III. Settlement and Purchase Willingness Both Declined in April

Settlement and Purchase Willingness Both Declined in April (Ping An)

Ping An pointed out that domestic cross-border funds have returned to net inflow. In March, net outflow occurred due to geopolitical turmoil, which obviously improved in April, with both willingness to settle and purchase foreign exchange declining. Regarding Hong Kong's real estate market, housing prices have rebounded for over 11 consecutive months from the 2025 low, the appreciation of the RMB has boosted purchasing power, and talent introduction policies are driving housing demand.

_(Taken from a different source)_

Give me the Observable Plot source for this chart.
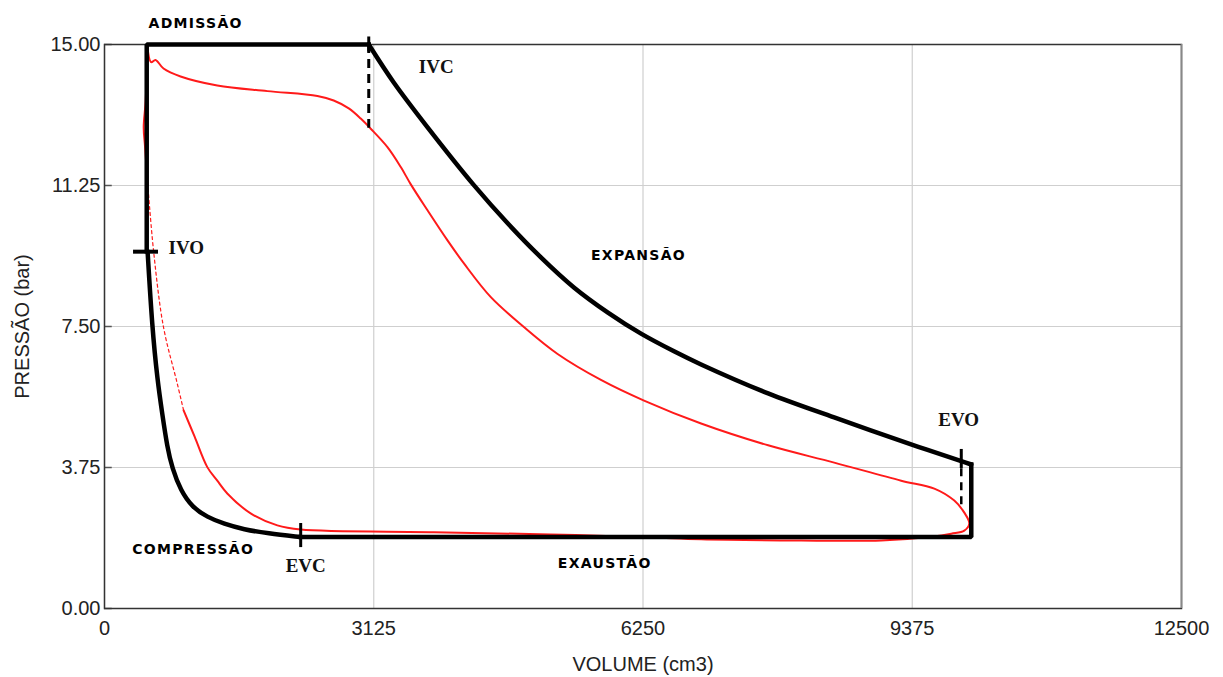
<!DOCTYPE html>
<html><head><meta charset="utf-8">
<script src="https://cdn.jsdelivr.net/npm/d3@7"></script>
<script src="https://cdn.jsdelivr.net/npm/@observablehq/plot@0.6"></script>
<style>body{margin:0;background:#fff}</style>
</head><body><div id="chart"></div>
<script>
const xTicks = [0, 3125, 6250, 9375, 12500];
const yTicks = [0, 3.75, 7.5, 11.25, 15];

// Ideal cycle (black) — straight parts
const idealTopV = [490, 490, 3067];
const idealTopP = [9.5, 15, 15];
const idealBottomV = [10060, 10060, 2277];
const idealBottomP = [3.83, 1.9, 1.9];
// Ideal expansion curve
const expV = [3067, 3357, 3752, 4287, 4682, 5065, 5448, 5843, 6227, 6610, 6924, 7702, 8469, 9445, 9979, 10060];
const expP = [15, 13.99, 12.79, 11.26, 10.24, 9.34, 8.54, 7.87, 7.31, 6.84, 6.49, 5.72, 5.08, 4.30, 3.89, 3.83];
// Ideal compression curve
const compV = [500, 553, 615, 670, 728, 786, 883, 1019, 1193, 1386, 1618, 1890, 2277];
const compP = [9.5, 7.48, 6.06, 5.18, 4.29, 3.73, 3.14, 2.69, 2.43, 2.25, 2.10, 2.00, 1.9];

// Real cycle (red) — solid part
const realV = [496, 541, 592, 685, 883, 1309, 1890, 2471, 2660, 2835, 2974, 3090, 3284, 3439, 3555, 3749, 3981, 4174, 4484, 4871, 5259, 5762, 6262, 6924, 7702, 8469, 9247, 9631, 9863, 9979, 10037, 9979, 9828, 9596, 9015, 8085, 6924, 6343, 5181, 3822, 2277, 2006, 1696, 1425, 1309, 1193, 1046, 918];
const realP = [15.0, 14.53, 14.59, 14.36, 14.15, 13.91, 13.76, 13.63, 13.51, 13.30, 13.03, 12.76, 12.27, 11.74, 11.28, 10.59, 9.79, 9.17, 8.28, 7.48, 6.77, 6.08, 5.53, 4.92, 4.34, 3.88, 3.40, 3.19, 2.87, 2.55, 2.26, 2.07, 1.99, 1.91, 1.81, 1.81, 1.84, 1.89, 1.97, 2.03, 2.10, 2.21, 2.53, 3.06, 3.40, 3.76, 4.57, 5.27];
// Real cycle — dotted part
const dotV = [918, 845, 685, 569, 496];
const dotP = [5.27, 5.98, 7.48, 9.52, 11.47];
// Real cycle — part behind the black vertical
const hiddenV = [496, 470, 455, 478, 492, 496];
const hiddenP = [11.47, 12.3, 12.8, 13.5, 14.6, 15.0];

// Valve markers
const ivcV = 3067, ivcTickP = [15.2, 14.8], ivcDashP = [15, 12.77];
const evoV = 9944, evoTickP = [4.23, 3.72], evoDashP = [3.72, 2.71];
const evcV = 2277, evcTickP = [2.26, 1.62];
const ivoP = 9.49, ivoTickV = [337, 627];

// Labels
const phaseText = ["ADMISSÃO", "EXPANSÃO", "COMPRESSÃO", "EXAUSTÃO"];
const phaseV = [511, 5646, 321, 5262];
const phaseP = [15.55, 9.40, 1.57, 1.20];
const valveText = ["IVC", "IVO", "EVO", "EVC"];
const valveV = [3648, 743, 9677, 2103];
const valveP = [14.40, 9.60, 5.02, 1.12];

const seg = (V, P) => V.map((v, i) => ({v, p: P[i]}));

const plot = Plot.plot({
  width: 1223, height: 677,
  marginLeft: 104, marginRight: 42, marginTop: 44, marginBottom: 69,
  style: {fontFamily: "'Liberation Sans', Arial, sans-serif", fontSize: "20px", color: "#222", background: "#fff", overflow: "visible"},
  x: {domain: [0, 12500]},
  y: {domain: [0, 15]},
  marks: [
    Plot.gridX(xTicks, {stroke: "#cfcfcf", strokeOpacity: 1, strokeWidth: 1.2}),
    Plot.gridY(yTicks, {stroke: "#cfcfcf", strokeOpacity: 1, strokeWidth: 1.2}),
    Plot.ruleY(yTicks, {x1: 0, x2: 90, stroke: "#555", strokeWidth: 1.5}),
    Plot.axisX({ticks: xTicks, tickSize: 0, tickPadding: 12, fontSize: 20, tickFormat: d => String(d),
      label: "VOLUME (cm3)", labelAnchor: "center", labelArrow: "none", labelOffset: 62}),
    Plot.axisY({ticks: yTicks, tickSize: 0, tickPadding: 4, fontSize: 20, tickFormat: d => d.toFixed(2),
      label: "PRESSÃO (bar)", labelAnchor: "center", labelArrow: "none", labelOffset: 90}),
    Plot.frame({stroke: "#333", strokeWidth: 1.5}),
    Plot.ruleX([12500], {stroke: "#888", strokeWidth: 1.5}),
    // real cycle
    Plot.line(seg(hiddenV, hiddenP), {x: "v", y: "p", stroke: "#ff1a1a", strokeWidth: 2, curve: "catmull-rom"}),
    Plot.line(seg(dotV, dotP), {x: "v", y: "p", stroke: "#ff1a1a", strokeWidth: 1.2, strokeDasharray: "3,3", curve: "catmull-rom"}),
    Plot.line(seg(realV, realP), {x: "v", y: "p", stroke: "#ff1a1a", strokeWidth: 2, curve: "catmull-rom"}),
    // ideal cycle
    Plot.line(seg(idealTopV, idealTopP), {x: "v", y: "p", stroke: "#000", strokeWidth: 4.5, strokeLinejoin: "miter", strokeLinecap: "square"}),
    Plot.line(seg(idealBottomV, idealBottomP), {x: "v", y: "p", stroke: "#000", strokeWidth: 4.5, strokeLinejoin: "miter", strokeLinecap: "square"}),
    Plot.line(seg(expV, expP), {x: "v", y: "p", stroke: "#000", strokeWidth: 4.5, curve: "catmull-rom"}),
    Plot.line(seg(compV, compP), {x: "v", y: "p", stroke: "#000", strokeWidth: 4.5, curve: "basis"}),
    // markers
    Plot.ruleX([ivcV], {y1: ivcTickP[0], y2: ivcTickP[1], stroke: "#000", strokeWidth: 3}),
    Plot.ruleX([ivcV], {y1: ivcDashP[0], y2: ivcDashP[1], stroke: "#000", strokeWidth: 3, strokeDasharray: "9,6"}),
    Plot.ruleX([evoV], {y1: evoTickP[0], y2: evoTickP[1], stroke: "#000", strokeWidth: 3}),
    Plot.ruleX([evoV], {y1: evoDashP[0], y2: evoDashP[1], stroke: "#000", strokeWidth: 2.5, strokeDasharray: "8,6"}),
    Plot.ruleX([evcV], {y1: evcTickP[0], y2: evcTickP[1], stroke: "#000", strokeWidth: 3}),
    Plot.ruleY([ivoP], {x1: ivoTickV[0], x2: ivoTickV[1], stroke: "#000", strokeWidth: 4}),
    // labels
    Plot.text(phaseText, {x: (d, i) => phaseV[i], y: (d, i) => phaseP[i], text: d => d, textAnchor: "start",
      fontFamily: "'DejaVu Sans', sans-serif", fontWeight: "bold", fontSize: 14, fill: "#000"}),
    Plot.text(valveText, {x: (d, i) => valveV[i], y: (d, i) => valveP[i], text: d => d, textAnchor: "start",
      fontFamily: "'Liberation Serif', 'Times New Roman', serif", fontWeight: "bold", fontSize: 19, fill: "#111"})
  ]
});
d3.select(plot).selectAll("text")
  .filter(function() { return phaseText.includes(this.textContent); })
  .attr("letter-spacing", "1.3");
document.getElementById("chart").appendChild(plot);
</script>
</body></html>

  1. Domestic cross-border capital returned to net inflow in April.
    • In April, banks had a foreign exchange settlement surplus of US$40.1 billion.
    • In March, geopolitical tensions triggered market volatility and net capital outflow, but net inflows resumed in April.
    • Due to the capital and financial account surplus turning positive and a large trade surplus being maintained, the foreign exchange settlement surplus expanded.
    • Both willingness to settle and purchase declined, as market participants are more likely to use foreign currency income directly for overseas payments, rather than frequently exchanging RMB through settlement and purchase.
  2. Hong Kong home prices keep rising, with first-hand transactions at a record pace.
    • Since the 2025 low, home prices have risen for over 11 consecutive months, with a cumulative increase of about 15%.
    • Drivers include fundamental recovery—GDP grew by 5.9% year-on-year in Q1 2026, the best in nearly five years.
    • Mainland buyers remain active, and RMB appreciation enhances purchasing power.
    • Talent introduction policies have driven up housing demand from professionals, top talent, and mainland students.